Certo, in un paese dove il 70% dei comuni sono a potenziale rischio elevato, sarebbe meglio muoversi prima che i disastri avvengano. Guido Bertolaso non fa che invocare la prevenzione come la migliore cura per il dissesto idrogeologico. Finalmente qualcosa si sta muovendo. La stessa Tre, insieme con la e-Geos (del gruppo Finmeccanica) a maggio completerà per il ministero dell'Ambiente la mappatura integrale del territorio italiano. Saranno evidenziate tutte le modificazioni prodotte da frane, alluvioni, eventi sismici dal 1992 al 2008. Un primato assoluto: nessun'altra nazione al mondo disporrà di uno strumento tanto capillare da utilizzare appunto per la prevenzione delle calamità naturali.

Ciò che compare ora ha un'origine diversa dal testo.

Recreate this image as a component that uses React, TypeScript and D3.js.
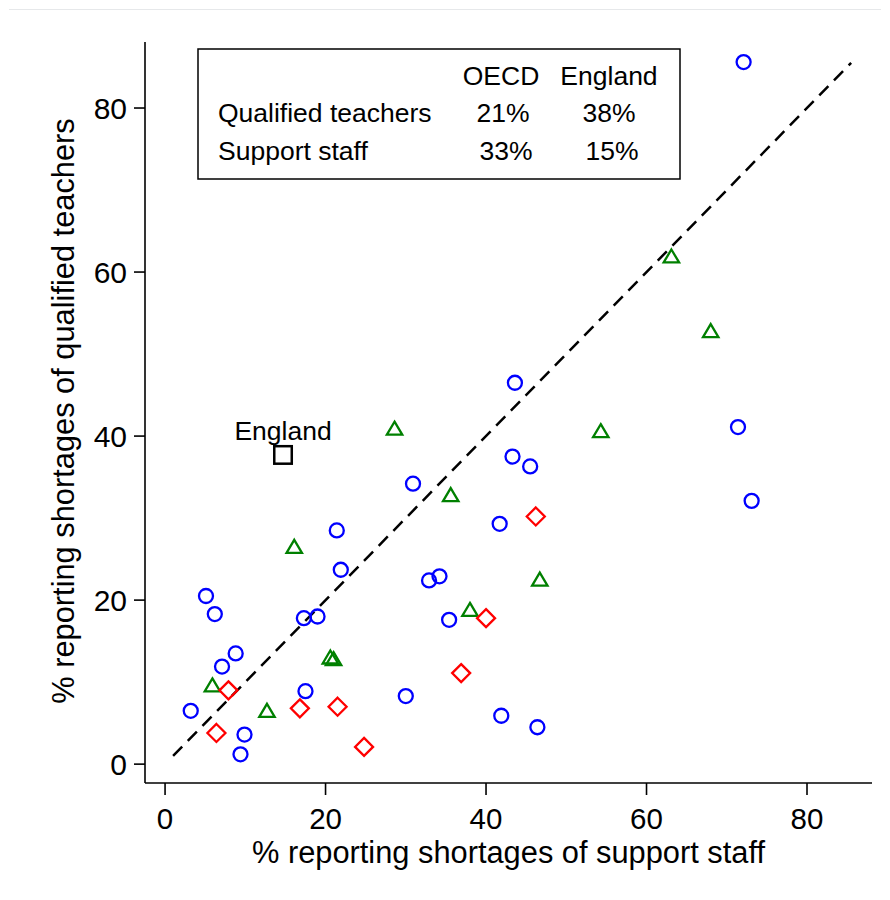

Merito della tecnologia. Il nostro paese, infatti, può disporre di tre satelliti radar per uso civile, inseriti nel programma Cosmo-SkyMed, gestito dall'Agenzia spaziale italiana. La rete statunitense, per esempio, è a destinazione esclusivamente militare. E non è finita, perché entro la fine dell'anno verrà lanciato in orbita un quarto sensore. Si tratta, teoricamente, di una miniera d'informazioni. Il meccanismo è semplice: il satellite passa ripetutamente su un determinato luogo e rimanda le immagini. A regime, le zone più critiche potrebbero venire tenute sotto osservazione in modo pressoché quotidiano.

È qui che entra in gioco Tre. «Dieci anni fa - spiega Ferretti - nei laboratori del Politecnico abbiamo messo a punto un software, basato su un algoritmo, in grado di elaborare questa grande mole di immagini satellitari. Ne è nato un brevetto internazionale, che a sua volta è all'origine della costituzione della nostra società. In concreto, confrontando gli scatti a distanza periodica possiamo osservare gli spostamenti del terreno anche di un solo millimetro. Facile, a questo punto, individuare le aree maggiormente a rischio».

La Tre è diventata grande. Oggi i ricavi sono di 5,5 milioni, un record per gli spin off accademici, mentre gli addetti sono una trentina, tra ingegneri, informatici, geologi. Nel frattempo è stata fatta richiesta per un secondo brevetto, che affina la tecnologia del primo e dovrebbe assicurare lo sviluppo per il prossimo decennio. Infine, è iniziata la fase d'internazionalizzazione ed è stata aperta una filiale in Canada, per seguire le commesse dell'intero Nord America. La maggiore concentrazione delle risorse, tuttavia, rimane in Italia. Dove c'è sicuramente molto da lavorare. «L'importante - conclude Ferretti - sarebbe sfruttare davvero le opportunità offerte dalla tecnologia. In particolare, la futura mappa a disposizione del ministero dell'Ambiente consentirà di mettere a punto una scala di priorità degli interventi e non d'inseguire le emergenze». Che si possa smetterla di parlare di tragedie annunciate?